Major Legal Differences
These arrangements improve the bottom line for everyone. When deciding whether to pursue contract brewing or an alt prop, it is helpful to consider some basic legal considerations. Our good friends at the TTB have outlined some of the major differences:
Title
- In contract brewing, the contract brewer has title to the beer from raw ingredients throughout all stages of production. The title passes to the person who has contracted the brewery only after the beer has been produced, taxes have been paid and the beer is removed from the brewery.
- In an alternating proprietorship, each brewer, host and tenant, hold title separately for the ingredients and beer that they individually produce.
Records & Reports
- In contract brewing, the contract brewer is responsible for all records and reports to be sent to the TTB. The purchaser does not need to hold records or reports in relation to brewing. However, they may need to maintain records as a retail or wholesale dealer if applicable.
- In alternating proprietorships, the host and tenant brewer each keep separate records of their respective beer production & removals.
Taxes
- In contract brewing, the contract brewer is responsible for paying taxes, whereas the brewery for whom the beer is brewed, is not responsible to pay taxes on the beer. However, they will obviously compensate the contract brewer for taxes and other expenses.
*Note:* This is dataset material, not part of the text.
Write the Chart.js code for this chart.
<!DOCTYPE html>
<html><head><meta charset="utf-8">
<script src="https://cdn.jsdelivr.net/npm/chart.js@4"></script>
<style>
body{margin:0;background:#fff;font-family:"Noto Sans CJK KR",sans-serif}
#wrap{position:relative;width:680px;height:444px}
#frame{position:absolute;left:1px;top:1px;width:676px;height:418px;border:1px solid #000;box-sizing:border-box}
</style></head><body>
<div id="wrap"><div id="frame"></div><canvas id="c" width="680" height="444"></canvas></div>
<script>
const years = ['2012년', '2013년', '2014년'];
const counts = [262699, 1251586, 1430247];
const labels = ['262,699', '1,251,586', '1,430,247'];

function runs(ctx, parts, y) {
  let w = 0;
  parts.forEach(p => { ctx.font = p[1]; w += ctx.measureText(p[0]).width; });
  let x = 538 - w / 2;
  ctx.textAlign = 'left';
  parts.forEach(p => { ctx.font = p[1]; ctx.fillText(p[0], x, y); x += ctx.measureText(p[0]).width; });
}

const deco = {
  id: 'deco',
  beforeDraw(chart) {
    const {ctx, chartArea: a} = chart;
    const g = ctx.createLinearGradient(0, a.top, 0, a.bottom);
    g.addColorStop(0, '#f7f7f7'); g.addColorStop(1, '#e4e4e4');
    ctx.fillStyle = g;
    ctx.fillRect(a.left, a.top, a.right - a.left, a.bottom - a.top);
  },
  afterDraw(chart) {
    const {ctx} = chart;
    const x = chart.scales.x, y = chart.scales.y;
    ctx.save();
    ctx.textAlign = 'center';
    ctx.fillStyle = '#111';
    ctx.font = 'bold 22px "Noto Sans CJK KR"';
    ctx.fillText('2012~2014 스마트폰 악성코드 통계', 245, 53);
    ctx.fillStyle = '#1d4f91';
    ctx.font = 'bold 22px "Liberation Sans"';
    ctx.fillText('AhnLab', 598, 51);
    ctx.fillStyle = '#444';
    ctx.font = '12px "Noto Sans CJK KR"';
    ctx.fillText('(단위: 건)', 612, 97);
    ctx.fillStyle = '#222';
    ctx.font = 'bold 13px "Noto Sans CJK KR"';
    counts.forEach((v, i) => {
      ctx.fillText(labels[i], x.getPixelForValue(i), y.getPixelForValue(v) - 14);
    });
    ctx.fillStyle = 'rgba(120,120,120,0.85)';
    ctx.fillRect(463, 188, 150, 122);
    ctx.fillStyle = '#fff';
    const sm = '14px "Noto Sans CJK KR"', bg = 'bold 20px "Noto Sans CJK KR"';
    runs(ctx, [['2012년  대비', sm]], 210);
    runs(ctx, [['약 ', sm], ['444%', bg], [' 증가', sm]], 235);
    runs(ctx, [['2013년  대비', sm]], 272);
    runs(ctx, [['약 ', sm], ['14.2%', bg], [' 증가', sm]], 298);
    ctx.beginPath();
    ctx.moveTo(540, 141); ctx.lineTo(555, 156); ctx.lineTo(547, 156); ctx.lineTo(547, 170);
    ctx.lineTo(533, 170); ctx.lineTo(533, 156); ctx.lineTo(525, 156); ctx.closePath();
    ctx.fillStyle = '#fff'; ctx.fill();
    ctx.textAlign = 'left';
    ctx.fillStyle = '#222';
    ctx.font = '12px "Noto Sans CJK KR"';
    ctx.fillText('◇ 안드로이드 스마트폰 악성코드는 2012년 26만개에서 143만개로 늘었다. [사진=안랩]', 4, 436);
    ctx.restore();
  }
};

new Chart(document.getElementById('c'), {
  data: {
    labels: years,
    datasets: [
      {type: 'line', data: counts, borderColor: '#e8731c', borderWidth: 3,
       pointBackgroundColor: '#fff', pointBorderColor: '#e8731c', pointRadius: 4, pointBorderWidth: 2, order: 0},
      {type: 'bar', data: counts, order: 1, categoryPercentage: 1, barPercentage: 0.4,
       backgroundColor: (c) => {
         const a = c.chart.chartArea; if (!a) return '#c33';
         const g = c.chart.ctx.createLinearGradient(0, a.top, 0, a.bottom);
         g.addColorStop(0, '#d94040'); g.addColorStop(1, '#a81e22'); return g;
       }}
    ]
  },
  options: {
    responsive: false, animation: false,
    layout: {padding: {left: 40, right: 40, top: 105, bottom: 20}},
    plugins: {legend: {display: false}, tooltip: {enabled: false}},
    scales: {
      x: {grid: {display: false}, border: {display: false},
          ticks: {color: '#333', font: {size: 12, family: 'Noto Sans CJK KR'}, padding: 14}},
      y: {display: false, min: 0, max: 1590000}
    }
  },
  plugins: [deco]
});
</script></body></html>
- In alternating proprietorships, the host and tenant brewer individually pay taxes based upon what each of them brews and sells.
Qualification and permits
- In contact brewing, only the contract brewer needs the proper brewing permits & qualifications under part 25. The entity contracting the beer (buyer), does not need a brewing permit. However they will need the applicable reselling permits.
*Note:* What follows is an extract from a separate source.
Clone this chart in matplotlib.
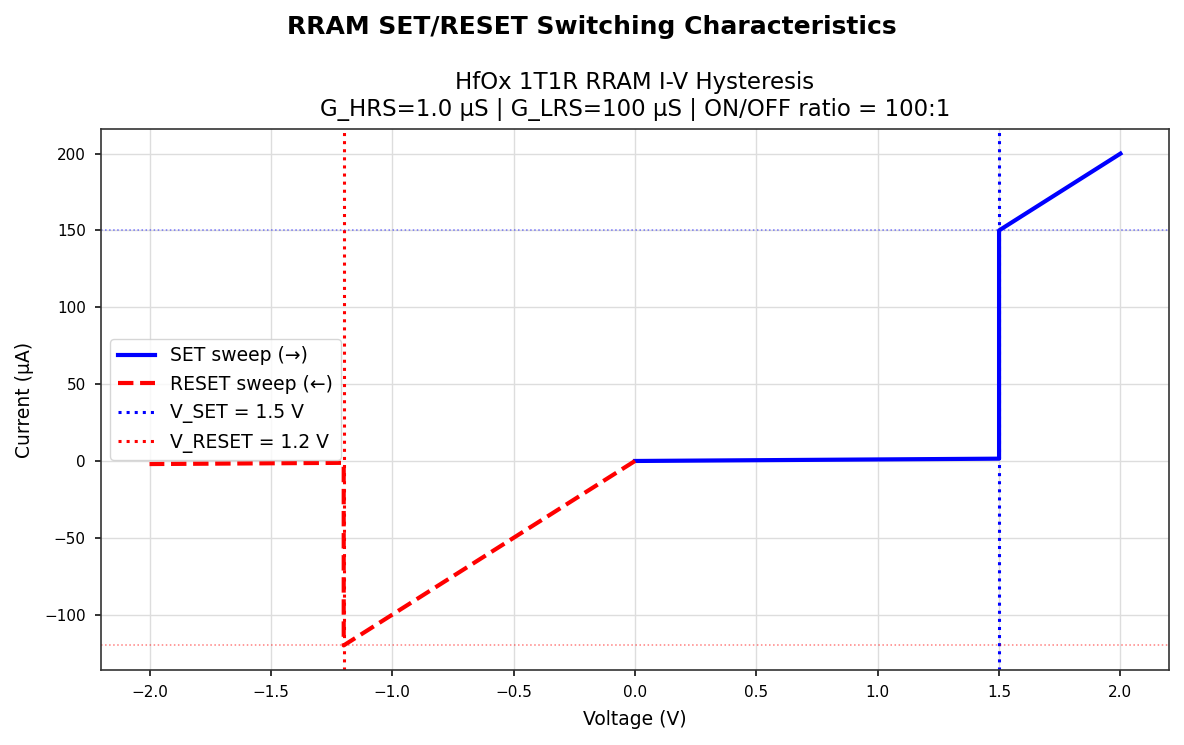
import matplotlib
matplotlib.use("Agg")
import matplotlib.pyplot as plt

# ── Data (µA vs V) ────────────────────────────────────────────────────────────
set_v    = [0.0, 1.5, 1.5, 2.0]
set_i    = [0.0, 1.5, 150.0, 200.0]
reset_v  = [0.0, -1.2, -1.2, -2.0]
reset_i  = [0.0, -120.0, -1.2, -2.0]

V_SET    = 1.5
V_RESET  = -1.2
I_LRS_SET   = 150.0
I_LRS_RESET = -120.0


def main():
    fig, ax = plt.subplots(figsize=(11.84, 7.45), dpi=100)
    fig.subplots_adjust(left=0.0853, right=0.9873, top=0.8268, bottom=0.1007)

    ax.plot(set_v, set_i, color="blue", lw=3, label="SET sweep (→)")
    ax.plot(reset_v, reset_i, color="red", lw=3, ls="--", label="RESET sweep (←)")
    ax.axvline(V_SET, color="blue", lw=2.2, ls=":", label="V_SET = 1.5 V")
    ax.axvline(V_RESET, color="red", lw=2.2, ls=":", label=f"V_RESET = {abs(V_RESET)} V")
    ax.axhline(I_LRS_SET, color="blue", lw=1.1, ls=":", alpha=0.5)
    ax.axhline(I_LRS_RESET, color="red", lw=1.1, ls=":", alpha=0.5)

    ax.set_xlabel("Voltage (V)", fontsize=13.5, labelpad=7)
    ax.set_ylabel("Current (µA)", fontsize=13.5, labelpad=7)
    ax.set_title("HfOx 1T1R RRAM I-V Hysteresis\n"
                 "G_HRS=1.0 µS | G_LRS=100 µS | ON/OFF ratio = 100:1",
                 fontsize=16.5, pad=9.5)
    fig.suptitle("RRAM SET/RESET Switching Characteristics",
                 fontsize=18, fontweight="bold", y=0.98)

    ax.grid(True, color="#dddddd", lw=1)
    ax.legend(loc="center left", fontsize=13.5)
    ax.tick_params(labelsize=11, color="#333333", width=1.4, length=4.5, pad=6.5)
    for sp in ax.spines.values():
        sp.set_edgecolor("#333333")
        sp.set_linewidth(1.2)

    fig.savefig("out.png", dpi=100)
    plt.close(fig)


if __name__ == "__main__":
    main()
- In alternating proprietorships, both the host and tenant brewer need to be qualified as brewers under part 25.
Conclusion
In conclusion, brewers have many options to manage their capacity. Even within contract brewing and alt props, there are different flavors just as there are many types of ales and lagers.
The consistent theme is that it allows a growing brewery to avoid the cost of building a new brew house and allows another brewery to monetize unused capacity.